Sometimes when I do something new and well, I want to call my dad and tell him or ask him how he would deal with a particular situation. Unfortunately my father passed away a few years ago. I am fortunate, I have an older male friend who I can call and bounce ideas off of. He used to be my boss and is retired and now I am about to retire and I still need to have him around.

You might ask yourself what I get in return for mentoring or helping others. It is pretty simple. When one of the young people I helped gets further ahead and tells me how something I did was helpful to them in making the right decision. I feel fantastic, it means I spent my time well helping another. Heck, one of my greatest work achievements was mentoring a young man who is kicking butt and taking names and for the right reasons. He is also now mentoring a young man that had a rough beginning and no good father figure. The young man I mentored is now older and is mentoring another, he already had a fantastic father; but, I taught him the world. I think I was like an older brother to him. I love him like a younger brother.

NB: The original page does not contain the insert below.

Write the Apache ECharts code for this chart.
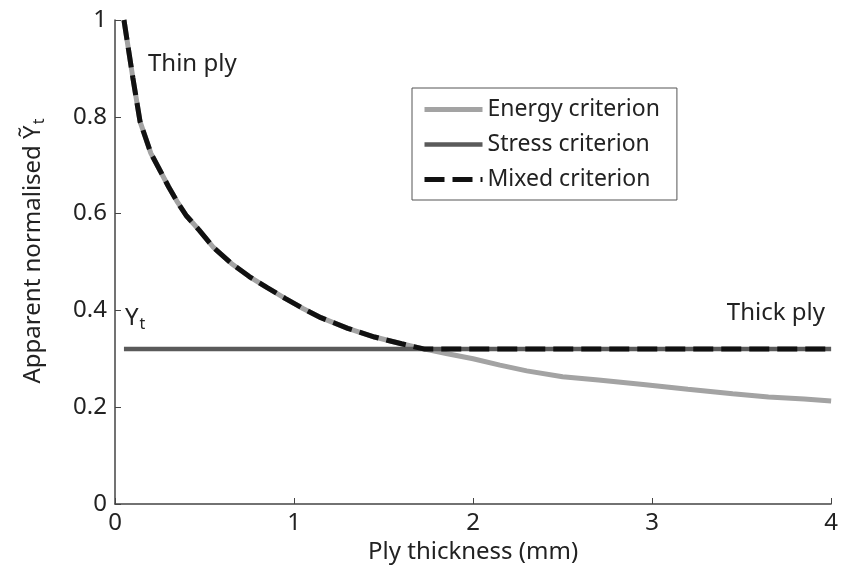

Anyways, I am sad tonight to see the last of them go. I am sad to see this young man go; but, I am also glad. He is off to make his journey and that is why I help young men, to see them make their journey. I do not have any boys, I have three daughters and I love them all and am proud of them all. I also have two son in laws; but, they both have their own fathers.

I am proud to see young people grow up that were part of my extended family; but, am sad that our time together is over. When I was young my job was to learn. When I became a young adult, my job was to show what I could do. As I became middle aged my job was to see how far I could take it all and how much of my integrity I could retain. I am retiring and will have a new job. I wish I could call my dad and ask what that new job is.